In [1]:
import torch
from transformers import AutoModelForSpeechSeq2Seq, pipeline, AutoProcessor
from datasets import load_dataset

In [2]:
device = 'cuda:0' if torch.cuda.is_available() else 'cpu'
torch_dtype = torch.float16 if torch.cuda.is_available() else torch.float32

In [3]:
model_id = 'openai/whisper-tiny'

In [4]:
model = AutoModelForSpeechSeq2Seq.from_pretrained(model_id, 
                                                  torch_dtype=torch_dtype, 
                                                  low_cpu_mem_usage = True,
                                                  use_safetensors = True
                                                  )

In [5]:
model.to(device)

WhisperForConditionalGeneration(
  (model): WhisperModel(
    (encoder): WhisperEncoder(
      (conv1): Conv1d(80, 384, kernel_size=(3,), stride=(1,), padding=(1,))
      (conv2): Conv1d(384, 384, kernel_size=(3,), stride=(2,), padding=(1,))
      (embed_positions): Embedding(1500, 384)
      (layers): ModuleList(
        (0-3): 4 x WhisperEncoderLayer(
          (self_attn): WhisperAttention(
            (k_proj): Linear(in_features=384, out_features=384, bias=False)
            (v_proj): Linear(in_features=384, out_features=384, bias=True)
            (q_proj): Linear(in_features=384, out_features=384, bias=True)
            (out_proj): Linear(in_features=384, out_features=384, bias=True)
          )
          (self_attn_layer_norm): LayerNorm((384,), eps=1e-05, elementwise_affine=True)
          (activation_fn): GELUActivation()
          (fc1): Linear(in_features=384, out_features=1536, bias=True)
          (fc2): Linear(in_features=1536, out_features=384, bias=True)
          (fin

In [6]:
processor = AutoProcessor.from_pretrained(model_id)

In [7]:
pipe = pipeline("automatic-speech-recognition",
                model=model,
                tokenizer=processor.tokenizer,
                feature_extractor=processor.feature_extractor,
                max_new_tokens = 128,
                chunk_length_s = 30,
                batch_size = 16,
                return_timestamps = True,
                torch_dtype=torch_dtype,
                device=device 
                )

In [8]:
dataset = load_dataset("distil-whisper/librispeech_long", "clean", split="validation")
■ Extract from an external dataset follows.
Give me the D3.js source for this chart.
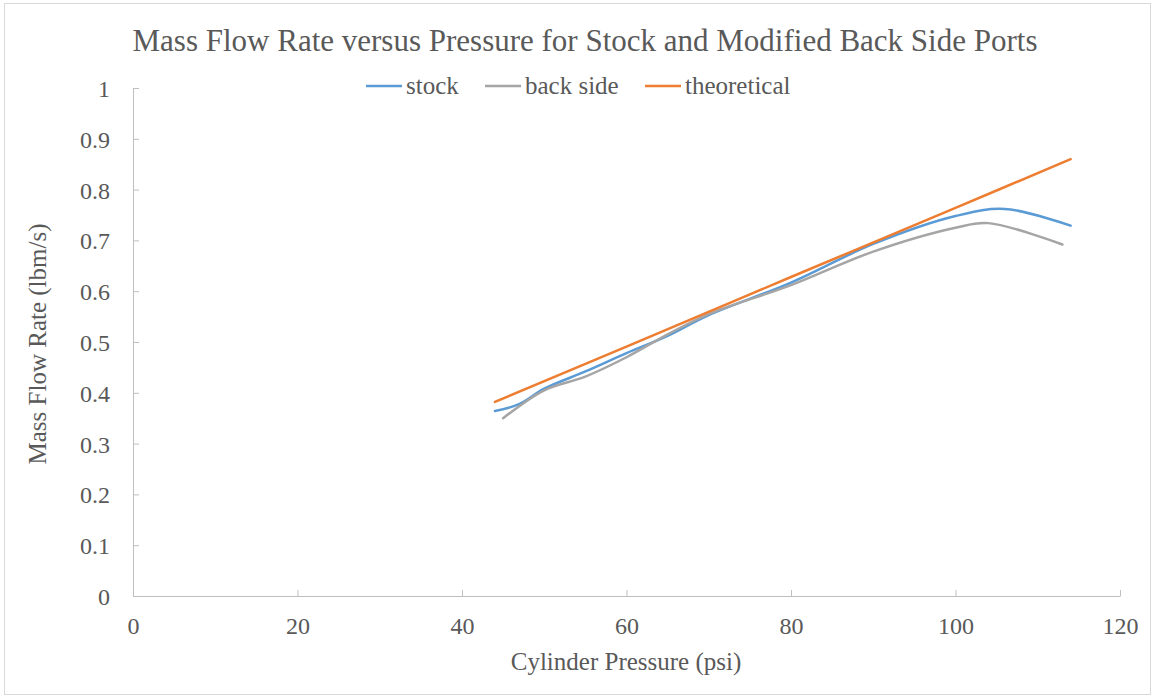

distilled_student_sentiment_classifier = pipeline(
    model="lxyuan/distilbert-base-multilingual-cased-sentiments-student", 
    return_all_scores=True
)



In [26]:
sample = dataset[0]['audio']
result = pipe("Madara.mp3")
result['text']

Whisper did not predict an ending timestamp, which can happen if audio is cut off in the middle of a word. Also make sure WhisperTimeStampLogitsProcessor was used during generation.


" Wake up to reality. Nothing ever goes as planned in this accursed world. The longer you live the more you'll realize that the only things that truly exist in this reality are merely pain, suffering and futility. Listen, everywhere you look in this world, wherever there is light, there will always be shadows to be found as well. As long as there is a concept of victors, the fact pushed will also exist. The selfish intent of wanting to preserve peace, initiate wars, and hatred is borne at order to protect love. There are nexus, causal relationships that cannot be separated. I want to sever the fate of this world. A world of only victors, a world of only peace, a world of only love. I will create such a world. I will create such a world. I am the ghost of the U.G.R. For truly this reality, is our hell."

In [27]:
distilled_student_sentiment_classifier = pipeline(
    model="lxyuan/distilbert-base-multilingual-cased-sentiments-student", 
    top_k=None
)

In [28]:
sent = distilled_student_sentiment_classifier(result['text'])
sent = sent[0]
sent

[{'label': 'negative', 'score': 0.8088902235031128},
 {'label': 'positive', 'score': 0.12696124613285065},
 {'label': 'neutral', 'score': 0.06414858251810074}]

In [29]:
df = sent[0]
df

{'label': 'negative', 'score': 0.8088902235031128}

In [30]:
ratings = []
label = []


for i in range(0,3):
    ratings.append(sent[i]['score'])
    label.append(sent[i]['label'])

maxi = max(ratings)
rightLabel = ratings.index(maxi)


print(f"{result['text']}\n The Given text has a {label[rightLabel]} Marking with a overall score of {maxi*100:.2f}%")

 Wake up to reality. Nothing ever goes as planned in this accursed world. The longer you live the more you'll realize that the only things that truly exist in this reality are merely pain, suffering and futility. Listen, everywhere you look in this world, wherever there is light, there will always be shadows to be found as well. As long as there is a concept of victors, the fact pushed will also exist. The selfish intent of wanting to preserve peace, initiate wars, and hatred is borne at order to protect love. There are nexus, causal relationships that cannot be separated. I want to sever the fate of this world. A world of only victors, a world of only peace, a world of only love. I will create such a world. I will create such a world. I am the ghost of the U.G.R. For truly this reality, is our hell.
 The Given text has a negative Marking with a overall score of 80.89%